As you mentioned the subject of attention was something that people worked on a lot – and many continue to though often it is implicit rather than explicit. One place (but certainly not the only one) to find lots of references to the theme is in Psychology Notes (in Collected Works. Some of it will be couched in terms of levels of consciousness, apperception and circuits of reversibility. You can also find a more poetic approach in The Inner Look.
I think it is legitimate to say that from a certain point of view everything Silo proposed was about attention. Does that seem an outrageous statement? Certainly it must seem an odd one. But I think I can justify it — with an anecdote. And since your query was triggered by anecdotes it seems appropriate to continue in that vein.
But first let me stress that this is an anecdote, it’s not to be found in Silo’s Collected Works (as far as I recall); it’s from my memory (which sadly is not perfect). Perhaps others will recall this or other similar conversations.
As best as I can recall this conversation took place in The Canary Islands during the month-long retreat that is often referred to as Canaries 1 (1976) in order to distinguish it from the shorter and larger meeting held in the same location some time later.
One day Silo said (something like) to us: “Some years ago I explained to our friends that it might be useful to try and pay attention. Then I noticed that when they tried to do this they became very tense. At this point he demonstrated, first clenching his fist, and then tensing his entire body until it shook. This was a reference understood by everyone there because they were familiar with the various attentional exercises we used in those days. The most famous was called ADMI. It stood for Attention, Division, Mastering and Incorporating. There were many ways to practice these “steps”. One version of Division was to attend to the sensation of your hand and whatever you were doing (seeing, listening to, etc). However, as you see if you try it, you quickly loose that focus and so you tend to react by tensing your hand and eventually your arm as well and then… well you can imagine.
After we all stopped laughing he continued saying (something like): “Seeing they were so tense I suggested that they learn to relax (and we had spent a lot of time those last few years on just that subject – as in Self-Liberation). And once they started to relax all kinds of deep climates surfaced”. Once again this story was accompanied by his hilarious miming, this time of someone relaxing and being overwhelmed by climates.
Once again he continued: “Seeing that they were filled with all these climates and noise, I suggested that they put some order in those contents so that they could be quiet inside….” And he concluded: “Hmmm imagine all of that just to pay attention.”
It was a typically hilarious conversation with Silo but I think it had great truth in it. Only partly about all his teaching stemming from the importance of paying attention but also about the technical difficulties of finding the right approach to attention. In later years he suggested that the best approach was to simply try to be in theme – whatever the theme is.
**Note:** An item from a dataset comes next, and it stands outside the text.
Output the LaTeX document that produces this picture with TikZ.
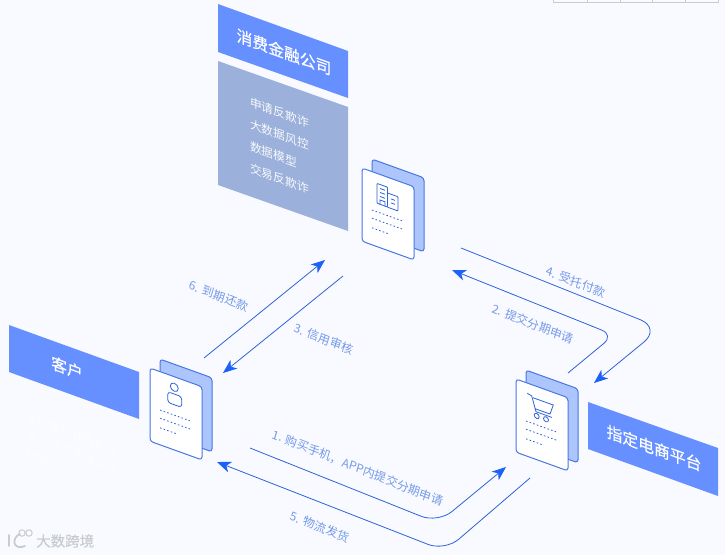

So if your having a conversation to be there 100% and if your doing some abstract calculation to be into that and not into the conversation you just had, or what’s for dinner.
If I can think of anything else to add I’ll let you know but for now here’s a “joke” rather than an anecdote. It’s a peculiar and perhaps silly story, but various versions can be found in a number of regions and traditions. You can decide how funny it is.
Here’s how I tell it:
One day Silo was sitting high above where he had built his stone hermitage. He sat gazing down at the river far below which was rushing high and fast as spring had finally reached that altitude and the melting snow and ice was feeding the turgid waters. As he sat contemplating this scene he saw a man climbing up towards him – obviously he had come to see the sage in his simple hut and not finding him and looked around until seeing him sitting with his legs dangling over this higher ledge. After a short while his visitor’s head popped up just below where the master was waiting. “Oh Master, I have travelled a great distance at great expense and with great difficulty to come and ask you a question…” As he took a breath and began to ask his question, Silo interjected: “Attention.” “No, No,” said the traveler, “let me explain…”. Once again the master broke in “Attention. Attention”. “Look” said the now frustrated visitor, “You don’t seem to understand, my question is important, at least to me, I’ve come a long way and it hasn’t been easy…” “Attention. Attention. Attention.” came the familiar response. “Damn it Okay so what the hell is attention” our very agitated friend cried. Just then the ledge he was standing on crumbled and as he fell he heard: “Attention is just attention”.